If the tweezers get a bit of solder paste on them the components start to stick so you can't let go of them.
It's really hard to get the components out of the tape - so you tend to have to tip them out and then they are upside down so you need to flip them over. Which is really hard with tiny components and again you often lose them.
For larger components (e.g. MCUs) its quite hard to pick them up in a way that is easy to place with tweezers.
To add a little to the existing replies. When you buy surface mount parts, they normally come on tapes - little plastic/cardboard strips with indents that the components sit in and a film over the top. These tapes are sold as reels if you need lots of units, but most hobbyists buy "cut tape" which the big distributors offer.
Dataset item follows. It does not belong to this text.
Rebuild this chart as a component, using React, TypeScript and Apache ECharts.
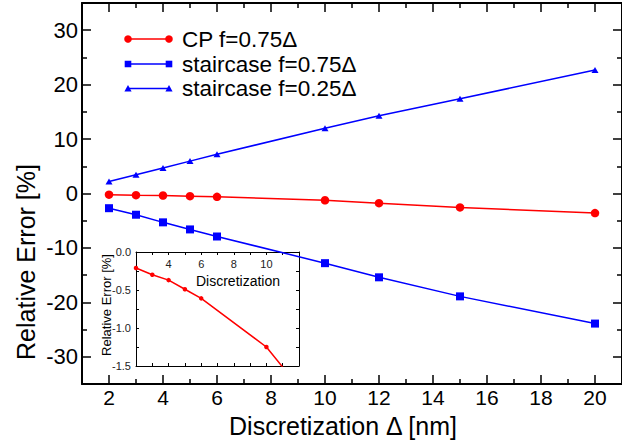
import React, { useEffect, useRef } from "react";
import * as echarts from "echarts";

// ---- data ----
const xValues = [2, 3, 4, 5, 6, 10, 12, 15, 20];
const cpF075 = [-0.21, -0.3, -0.37, -0.49, -0.61, -1.25, -1.78, -2.55, -3.6];
const stairF075 = [-2.7, -3.9, -5.3, -6.6, -7.9, -12.8, -15.4, -18.9, -23.9];
const stairF025 = [2.2, 3.45, 4.7, 5.95, 7.2, 12.0, 14.3, 17.4, 22.7];

const seriesNames = ["CP f=0.75Δ", "staircase f=0.75Δ", "staircase f=0.25Δ"];

// tick positions
const xMajorTicks = [2, 4, 6, 8, 10, 12, 14, 16, 18, 20];
const xMinorTicks = [3, 5, 7, 9, 11, 13, 15, 17, 19];
const yMajorTicks = [-30, -20, -10, 0, 10, 20, 30];
const yMinorTicks = [-25, -15, -5, 5, 15, 25];
const insetXTicks = [3, 4, 5, 6, 7, 8, 9, 10, 11];
const insetXLabels = [4, 6, 8, 10];
const insetYTicks = [-1.25, -1, -0.75, -0.5, -0.25];
const insetYLabels = [-1.5, -1, -0.5, 0];

const FONT = "'Liberation Sans', Arial, Helvetica, sans-serif";
const RED = "#ff0000";
const BLUE = "#0000ff";

function pairs(ys: number[]) {
  return xValues.map((x, i) => [x, ys[i]]);
}

export default function App() {
  const ref = useRef<HTMLDivElement>(null);

  useEffect(() => {
    if (!ref.current) return;
    const chart = echarts.init(ref.current, undefined, { renderer: "svg" });

    const mainX = { min: 1, max: 21 };
    const mainY = { min: -35, max: 35 };
    const axisLineStyle = { show: true, onZero: false, lineStyle: { color: "#000", width: 2 } };

    const tick = (values: number[], len: number) => ({
      show: true,
      inside: true,
      length: len,
      customValues: values,
      lineStyle: { color: "#000", width: 1.5 },
    });
    const insetTick = (values: number[], len: number) => ({
      show: true,
      inside: true,
      length: len,
      customValues: values,
      lineStyle: { color: "#000", width: 1 },
    });

    const xAxis: any[] = [
      {
        type: "value", gridIndex: 0, position: "bottom", ...mainX,
        axisLine: axisLineStyle,
        axisTick: tick(xMajorTicks, 9),
        axisLabel: { show: true, customValues: xMajorTicks, color: "#000", fontSize: 21, fontFamily: FONT, margin: 3, lineHeight: 21 },
        splitLine: { show: false },
      },
      {
        type: "value", gridIndex: 0, position: "bottom", ...mainX,
        axisLine: { show: false, onZero: false },
        axisTick: tick(xMinorTicks, 5),
        axisLabel: { show: false },
        splitLine: { show: false },
      },
      {
        type: "value", gridIndex: 0, position: "top", ...mainX,
        axisLine: axisLineStyle,
        axisTick: tick(xMajorTicks, 9),
        axisLabel: { show: false },
        splitLine: { show: false },
      },
      {
        type: "value", gridIndex: 0, position: "top", ...mainX,
        axisLine: { show: false, onZero: false },
        axisTick: tick(xMinorTicks, 5),
        axisLabel: { show: false },
        splitLine: { show: false },
      },
      {
        type: "value", gridIndex: 1, position: "top", min: 2, max: 12,
        axisLine: { show: true, onZero: false, lineStyle: { color: "#000", width: 1 } },
        axisTick: insetTick(insetXTicks, 3),
        axisLabel: { show: true, inside: true, customValues: insetXLabels, color: "#222", fontSize: 11, fontFamily: FONT, margin: 6 },
        splitLine: { show: false },
      },
      {
        type: "value", gridIndex: 1, position: "bottom", min: 2, max: 12,
        axisLine: { show: true, onZero: false, lineStyle: { color: "#000", width: 1 } },
        axisTick: insetTick(insetXTicks, 3),
        axisLabel: { show: false },
        splitLine: { show: false },
      },
    ];

    const yAxis: any[] = [
      {
        type: "value", gridIndex: 0, position: "left", ...mainY,
        axisLine: axisLineStyle,
        axisTick: tick(yMajorTicks, 9),
        axisLabel: { show: true, customValues: yMajorTicks, color: "#000", fontSize: 22, fontFamily: FONT, margin: 4 },
        splitLine: { show: false },
      },
      {
        type: "value", gridIndex: 0, position: "left", ...mainY,
        axisLine: { show: false, onZero: false },
        axisTick: tick(yMinorTicks, 5),
        axisLabel: { show: false },
        splitLine: { show: false },
      },
      {
        type: "value", gridIndex: 0, position: "right", ...mainY,
        axisLine: axisLineStyle,
        axisTick: tick(yMajorTicks, 9),
        axisLabel: { show: false },
        splitLine: { show: false },
      },
      {
        type: "value", gridIndex: 0, position: "right", ...mainY,
        axisLine: { show: false, onZero: false },
        axisTick: tick(yMinorTicks, 5),
        axisLabel: { show: false },
        splitLine: { show: false },
      },
      {
        type: "value", gridIndex: 1, position: "left", min: -1.5, max: 0,
        axisLine: { show: true, onZero: false, lineStyle: { color: "#000", width: 1 } },
        axisTick: insetTick(insetYTicks, 3),
        axisLabel: {
          show: true, customValues: insetYLabels, color: "#222", fontSize: 11, fontFamily: FONT, margin: 5,
          formatter: (v: number) => v.toFixed(1),
        },
        splitLine: { show: false },
      },
      {
        type: "value", gridIndex: 1, position: "right", min: -1.5, max: 0,
        axisLine: { show: true, onZero: false, lineStyle: { color: "#000", width: 1 } },
        axisTick: insetTick(insetYTicks, 3),
        axisLabel: { show: false },
        splitLine: { show: false },
      },
    ];

    const legendRows = [
      { y: 39, color: RED, shape: "circle" },
      { y: 64, color: BLUE, shape: "square" },
      { y: 88.5, color: BLUE, shape: "triangle" },
    ];
    const lx0 = 128, lx1 = 169;
    const legendGraphics: any[] = [];
    legendRows.forEach((r, i) => {
      legendGraphics.push({
        type: "line", shape: { x1: lx0, y1: r.y, x2: lx1, y2: r.y },
        style: { stroke: r.color, lineWidth: 1.5 }, z: 10,
      });
      [lx0, lx1].forEach((cx) => {
        if (r.shape === "circle") {
          legendGraphics.push({ type: "circle", shape: { cx, cy: r.y, r: 3.8 }, style: { fill: r.color }, z: 11 });
        } else if (r.shape === "square") {
          legendGraphics.push({ type: "rect", shape: { x: cx - 3.3, y: r.y - 3.3, width: 6.6, height: 6.6 }, style: { fill: r.color }, z: 11 });
        } else {
          legendGraphics.push({
            type: "polygon",
            shape: { points: [[cx - 3.6, r.y + 3], [cx + 3.6, r.y + 3], [cx, r.y - 3.5]] },
            style: { fill: r.color }, z: 11,
          });
        }
      });
      legendGraphics.push({
        type: "text", x: 182, y: r.y,
        style: { text: seriesNames[i], fill: "#000", fontSize: 22.5, fontFamily: FONT, verticalAlign: "middle" },
        z: 11,
      });
    });

    const option: any = {
      animation: false,
      backgroundColor: "#fff",
      grid: [
        { left: 82, top: 3, width: 543, height: 381, containLabel: false },
        { left: 136, top: 252, width: 163, height: 114, containLabel: false },
      ],
      xAxis,
      yAxis,
      graphic: [
        ...legendGraphics,
        {
          type: "text", x: 343, y: 426,
          style: { text: "Discretization Δ [nm]", fill: "#000", fontSize: 25, fontFamily: FONT, align: "center", verticalAlign: "middle" },
        },
        {
          type: "text", x: 26, y: 262, rotation: Math.PI / 2,
          style: { text: "Relative Error [%]", fill: "#000", fontSize: 25, fontFamily: FONT, align: "center", verticalAlign: "middle" },
        },
        {
          type: "text", x: 238, y: 281,
          style: { text: "Discretization", fill: "#000", fontSize: 14, fontFamily: FONT, align: "center", verticalAlign: "middle" },
        },
        {
          type: "text", x: 106, y: 305, rotation: Math.PI / 2,
          style: { text: "Relative Error [%]", fill: "#000", fontSize: 13, fontFamily: FONT, align: "center", verticalAlign: "middle" },
        },
      ],
      series: [
        {
          name: seriesNames[0], type: "line", xAxisIndex: 0, yAxisIndex: 0,
          data: pairs(cpF075), symbol: "circle", symbolSize: 8.5,
          lineStyle: { color: RED, width: 1.5 }, itemStyle: { color: RED }, z: 5,
        },
        {
          name: seriesNames[1], type: "line", xAxisIndex: 0, yAxisIndex: 0,
          data: pairs(stairF075), symbol: "rect", symbolSize: 8,
          lineStyle: { color: BLUE, width: 1.5 }, itemStyle: { color: BLUE }, z: 5,
        },
        {
          name: seriesNames[2], type: "line", xAxisIndex: 0, yAxisIndex: 0,
          data: pairs(stairF025), symbol: "triangle", symbolSize: [7, 6],
          lineStyle: { color: BLUE, width: 1.5 }, itemStyle: { color: BLUE }, z: 5,
        },
        {
          name: "inset", type: "line", xAxisIndex: 4, yAxisIndex: 4,
          data: pairs(cpF075), symbol: "circle", symbolSize: 4.5, clip: true,
          lineStyle: { color: RED, width: 1.5 }, itemStyle: { color: RED }, z: 4,
        },
      ],
    };

    chart.setOption(option);
    return () => chart.dispose();
  }, []);

  return (
    <div
      ref={ref}
      style={{ position: "fixed", left: 0, top: 0, width: 622, height: 442, background: "#fff" }}
    />
  );
}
In a production setup, the pick and place machine accepts the reels and uses a vacuum tool to pick the parts up. It knows the orientation of the part in the tape (which is fixed) and where it needs to go on the board. Often components with irregular tops (usb connectors for example) will have small piece of kapton tape fixed to them to aid pickup. This is important: if you're doing this with tweezers, it's often annoying to pick the parts out of the tape and if you dump on the table you usually have to flip things the right way up, rotate them, etc. So a vacuum tool makes that a lot easier.
Small pens already exist and so do diy options like aquarium pumps, but this is a really polished looking project and great if it's open source too.
I once replaced a faulty SMD fuse on a laptop motherboard; I used tweezers and a microscope. Could I have done such a repair with a pick and place theoretically?
This is used for circuit assembly indeed. The vaccum is used to pick a small component from a tray and place it on the PCB at the right place. As the components are so small nowadays the small tip of the nozzle helps where human hand would be to big.